Set task: Only the lines from the start of the data to the line containing "plt.rcParams['axes.labelcolor'] = 'black'", both included, should be output, exactly and without pictures.

Entries with chart source code:
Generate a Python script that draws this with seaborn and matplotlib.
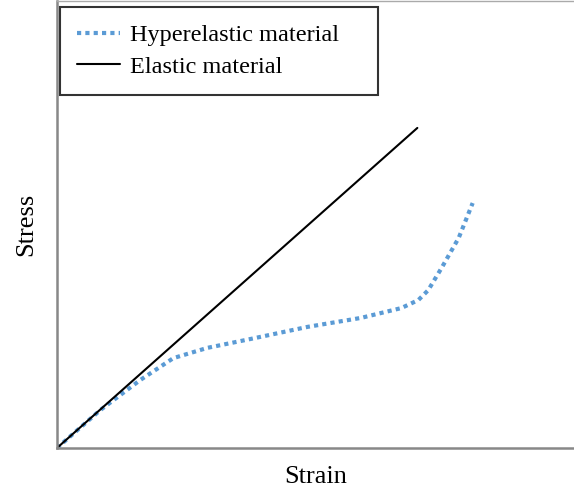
import seaborn as sns
import pandas as pd
import matplotlib.pyplot as plt

sns.set_style('white')
plt.rcParams['font.family'] = ['Liberation Serif', 'DejaVu Serif']
plt.rcParams['text.color'] = 'black'
plt.rcParams['axes.labelcolor'] = 'black'

# strain / stress values (arbitrary units, 0-100)
hyper_strain = [0, 8.4, 16.1, 22.5, 29.1, 37.5, 48.5, 58.8, 66.6, 69.9, 71.8, 74.4, 77.7, 80.4]
hyper_stress = [0, 8.5, 15.2, 20.1, 22.4, 24.4, 27.1, 29.1, 31.3, 33.1, 35.3, 40.3, 47.0, 54.8]
elastic_strain = [0, 69.7]
elastic_stress = [0, 71.6]

hyper = pd.DataFrame({'Strain': hyper_strain, 'Stress': hyper_stress})
elastic = pd.DataFrame({'Strain': elastic_strain, 'Stress': elastic_stress})

fig = plt.figure(figsize=(5.74, 4.95), dpi=100)
ax = fig.add_axes([0.0993, 0.095, 0.9007, 0.903])

sns.lineplot(x='Strain', y='Stress', data=hyper, ax=ax, color='#5B9BD5',
             linewidth=3.0, linestyle=(0, (1, 1.0)), label='Hyperelastic material')
sns.lineplot(x='Strain', y='Stress', data=elastic, ax=ax, color='black',
             linewidth=1.5, label='Elastic material')
for l in ax.lines:
    l.set_dash_capstyle('butt')

ax.set_xlim(0, 100)
ax.set_ylim(0, 100)
ax.set_xticks([])
ax.set_yticks([])
ax.set_xlabel('Strain', fontsize=19, labelpad=13)
ax.set_ylabel('Stress', fontsize=19, labelpad=14)

for s in ['left', 'bottom']:
    ax.spines[s].set_color('#888888')
    ax.spines[s].set_linewidth(1.8)
ax.spines['top'].set_color('#aaaaaa')
ax.spines['top'].set_linewidth(1.0)
ax.spines['right'].set_visible(False)

leg = ax.legend(loc='upper left', fontsize=17.5, frameon=True, fancybox=False,
                edgecolor='black', borderpad=0.7, handlelength=1.75,
                handletextpad=0.45, labelspacing=0.4, borderaxespad=0,
                mode='expand', bbox_to_anchor=(0.0058, 0.796, 0.6155, 0.1906))
leg.get_frame().set_linewidth(1.5)

plt.savefig('out.png', dpi=100)
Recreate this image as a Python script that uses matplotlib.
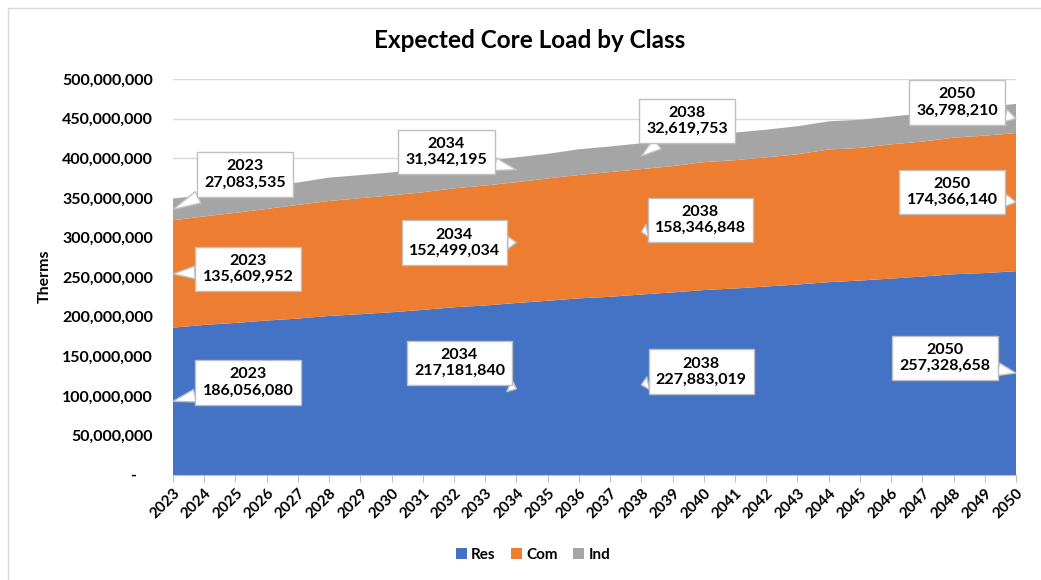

Correct result:
Generate a Python script that draws this with seaborn and matplotlib.
import seaborn as sns
import pandas as pd
import matplotlib.pyplot as plt

sns.set_style('white')
plt.rcParams['font.family'] = ['Liberation Serif', 'DejaVu Serif']
plt.rcParams['text.color'] = 'black'
plt.rcParams['axes.labelcolor'] = 'black'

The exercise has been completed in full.